Surjectivity of differential operators with constant coefficients

Here is another approach. Let $R$ be a non-zero homogeneous polynomial of degree $n$. We want to show that the mapping $Q\mapsto R(\partial)Q$ is surgective from $V_{m+n}$ to $V_m$ where $V_k$ is the space of homogeneous polynomials of degree $k$. Note that $\langle A,B\rangle=[A(\partial)\bar B](0)$ is a scalar product on $V_k$ (with monomials forming an orthogonal basis). If our mapping is not surjective, then there exists a non-zero polynomial $S\in V_m$ such that $\langle S, R(\partial) Q\rangle=\langle S\bar R,Q\rangle=0$ for all $Q\in V_{n+m}$. But $S\bar R$ is a non-zero polynomial, so taking $Q=S\bar R$, we get a contradiction.

Too long for a comment.
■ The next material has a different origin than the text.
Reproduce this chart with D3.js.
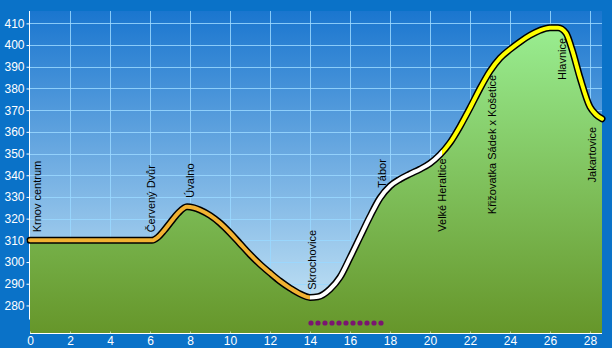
<!DOCTYPE html>
<html>
<head>
<meta charset="utf-8">
<script src="https://cdn.jsdelivr.net/npm/d3@7"></script>
<style>
  html, body { margin: 0; padding: 0; background: #0a72c8; }
  svg { display: block; }
  text { font-family: "Liberation Sans", Arial, sans-serif; }
</style>
</head>
<body>
<script>
// Elevation profile: distance (km) and altitude (m)
const profileKm = [0, 2, 4, 6.1, 6.4, 6.7, 7.0, 7.4, 7.85, 8.2, 8.5, 9.0, 9.5, 10, 10.5, 11, 11.5, 12, 12.5, 13, 13.5, 14, 14.4, 15, 15.5, 16, 16.5, 17, 17.5, 18, 18.5, 19, 19.5, 20, 20.5, 21, 21.5, 22, 22.5, 23, 23.5, 24, 24.5, 25, 25.5, 26, 26.4, 26.8, 27.1, 27.5, 28, 28.3, 28.6];
const profileAlt = [310, 310, 310, 310, 311.5, 314.5, 318, 322.5, 325.5, 325, 324, 321.5, 318, 313.5, 308.5, 303.5, 299, 295, 291.2, 288, 285.3, 283.7, 284, 287.5, 293, 302, 311.5, 321, 329.5, 335, 338.2, 340.6, 342.8, 345.5, 349.5, 355, 362.5, 371, 380, 388, 394, 398, 401.5, 404.5, 406.8, 408, 408, 405.5, 398, 385, 371.5, 368, 366];

// Colour of the route between the waypoints where it changes
const segmentBreaks = [0, 14, 20.6, 28.6];
const segmentColors = ["#f2b232", "#ffffff", "#ffff00"];

// Waypoints named along the route
const placeNames = ["Krnov centrum", "Červený Dvůr", "Úvalno", "Skrochovice", "Tábor", "Velké Heraltice", "Křižovatka Sádek x Košetice", "Hlavnice", "Jakartovice"];
const placeKm = [0.37, 6.05, 8.0, 14.1, 17.6, 20.6, 23.1, 26.6, 28.1];
const placeAlt = [310, 310, 326, 283.5, 330.5, 351.5, 390, 407, 366];
const placeBelow = [false, false, false, false, false, true, true, true, true];

// Marked stretch shown as a dotted row
const dotKm = [14.05, 14.4, 14.75, 15.1, 15.45, 15.8, 16.15, 16.5, 16.85, 17.2, 17.55];
const dotAlt = 271.9;

// Axis ticks
const xTicks = [0, 2, 4, 6, 8, 10, 12, 14, 16, 18, 20, 22, 24, 26, 28];
const yTicks = [280, 290, 300, 310, 320, 330, 340, 350, 360, 370, 380, 390, 400, 410];

const W = 612, H = 348;
const plot = { left: 30, right: 602, top: 11, bottom: 333 };

const x = d3.scaleLinear().domain([0, 28.6]).range([plot.left, plot.right]);
const y = d3.scaleLinear().domain([267.3, 415.7]).range([plot.bottom, plot.top]);

const svg = d3.select("body").append("svg").attr("width", W).attr("height", H);
const defs = svg.append("defs");

const sky = defs.append("linearGradient").attr("id", "sky")
  .attr("gradientUnits", "userSpaceOnUse")
  .attr("x1", 0).attr("y1", plot.top).attr("x2", 0).attr("y2", plot.bottom);
sky.append("stop").attr("offset", 0).attr("stop-color", "#1a76cf");
sky.append("stop").attr("offset", 1).attr("stop-color", "#cfeaf7");

const grass = defs.append("linearGradient").attr("id", "grass")
  .attr("gradientUnits", "userSpaceOnUse")
  .attr("x1", 0).attr("y1", plot.top).attr("x2", 0).attr("y2", plot.bottom);
grass.append("stop").attr("offset", 0).attr("stop-color", "#9cf296");
grass.append("stop").attr("offset", 1).attr("stop-color", "#66962a");

defs.append("clipPath").attr("id", "plotClip").append("rect")
  .attr("x", plot.left).attr("y", plot.top)
  .attr("width", plot.right - plot.left).attr("height", plot.bottom - plot.top);

// Outer frame
svg.append("rect").attr("width", W).attr("height", H).attr("fill", "#0a72c8");

// Plot background
svg.append("rect")
  .attr("x", plot.left).attr("y", plot.top)
  .attr("width", plot.right - plot.left).attr("height", plot.bottom - plot.top)
  .attr("fill", "url(#sky)");

// Grid
const grid = svg.append("g").attr("stroke", "#9ad8ff").attr("stroke-opacity", 0.85).attr("stroke-width", 1);
grid.selectAll("line.v").data(xTicks.slice(1)).join("line")
  .attr("x1", d => Math.round(x(d)) + 0.5).attr("x2", d => Math.round(x(d)) + 0.5)
  .attr("y1", plot.top).attr("y2", plot.bottom);
grid.selectAll("line.h").data(yTicks).join("line")
  .attr("x1", plot.left).attr("x2", plot.right)
  .attr("y1", d => Math.round(y(d)) + 0.5).attr("y2", d => Math.round(y(d)) + 0.5);

// Y axis
const yAxis = d3.axisLeft(y).tickValues(yTicks).tickSize(3).tickPadding(2).tickFormat(d3.format("d"));
const gy = svg.append("g").attr("transform", `translate(${plot.left - 0.5},0)`).call(yAxis);
gy.select(".domain").attr("stroke", "#ffffff").attr("d", `M0,${plot.top}V${y(273.5)}`);
gy.selectAll(".tick line").attr("stroke", "#ffffff");
gy.selectAll(".tick text").attr("fill", "#ffffff").attr("font-size", 12)
  .attr("font-family", "Liberation Sans, Arial, sans-serif");

const points = profileKm.map((k, i) => [k, profileAlt[i]]);
const curve = d3.curveMonotoneX;

// Terrain fill
const area = d3.area().x(d => x(d[0])).y0(plot.bottom).y1(d => y(d[1])).curve(curve);
svg.append("path").datum(points)
  .attr("clip-path", "url(#plotClip)")
  .attr("fill", "url(#grass)")
  .attr("d", area);

// X axis
const xAxis = d3.axisBottom(x).tickValues(xTicks).tickSize(0).tickPadding(3);
const gx = svg.append("g").attr("transform", `translate(0,${plot.bottom + 0.5})`).call(xAxis);
gx.select(".domain").attr("stroke", "#ffffff").attr("d", `M${plot.left},0H${plot.right}`);
gx.selectAll(".tick text").attr("fill", "#ffffff").attr("font-size", 12)
  .attr("font-family", "Liberation Sans, Arial, sans-serif");
gx.selectAll(".tick").append("line")
  .attr("y1", 0).attr("y2", -2).attr("stroke", "#e0f0c8").attr("stroke-opacity", 0.7);

// Route line: dark outline, then coloured stretches
const line = d3.line().x(d => x(d[0])).y(d => y(d[1])).curve(curve);
svg.append("path").datum(points)
  .attr("fill", "none").attr("stroke", "#000000").attr("stroke-width", 7)
  .attr("stroke-linejoin", "round").attr("stroke-linecap", "round")
  .attr("d", line);

segmentColors.forEach((c, i) => {
  const a = segmentBreaks[i], b = segmentBreaks[i + 1];
  const clipId = "seg" + i;
  defs.append("clipPath").attr("id", clipId).append("rect")
    .attr("x", x(a) - (i === 0 ? 10 : 0)).attr("y", 0)
    .attr("width", x(b) - x(a) + (i === 0 ? 10 : 0) + (i === segmentColors.length - 1 ? 10 : 0))
    .attr("height", H);
  svg.append("path").datum(points)
    .attr("clip-path", `url(#${clipId})`)
    .attr("fill", "none").attr("stroke", c).attr("stroke-width", 4)
    .attr("stroke-linejoin", "round").attr("stroke-linecap", "round")
    .attr("d", line);
});

// Dotted stretch
svg.append("g").selectAll("circle").data(dotKm).join("circle")
  .attr("cx", d => x(d)).attr("cy", y(dotAlt)).attr("r", 2.6)
  .attr("fill", "#7a1570");

// Waypoint names
svg.append("g").selectAll("text").data(placeNames).join("text")
  .attr("transform", (d, i) => {
    const px = x(placeKm[i]);
    const py = y(placeAlt[i]) + (placeBelow[i] ? 8 : -8);
    return `translate(${px},${py}) rotate(-90)`;
  })
  .attr("text-anchor", (d, i) => placeBelow[i] ? "end" : "start")
  .attr("dy", "0.36em")
  .attr("font-size", 11)
  .attr("fill", "#000000")
  .text(d => d);
</script>
</body>
</html>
I want to use a version of the Lojaciewicz theorem of division of distributions by an analytic function (in fact Hörmander's result of division by a polynomial). We may assume that $P(x) =x^\alpha=x_1^{\alpha_1}\dots x_n^{\alpha_n}$ a monomial homogeneous with degree $\vert \alpha\vert=\alpha_1+\dots +\alpha_n$. Let us replace your notation $D$ by an operator $$A(D)=\sum_{\vert \beta\vert =m}a_\beta D^\beta,\quad D=-i\nabla.$$ The question at hand is to find an homogeneous polynomial $Q$ such that $ A(D) Q= x^\alpha. $ By Fourier transformation, it is equivalent to solve $$ A(\xi)\widehat Q(\xi)=i^{\vert \alpha\vert}\delta^{(\alpha)}, $$ which means divide a derivative of the Dirac mass by an homogeneous ($A$ is assumed to be non-zero) polynomial. It is indeed possible by the aforementioned results of division and we find that $\widehat Q$ is homogeneous with degree $-n-\vert \alpha\vert-m$, so that $Q$ is homogeneous with degree $\vert \alpha\vert+m$. Moreover $\widehat Q$ is supported at the origin, proving that $Q$ is a polynomial.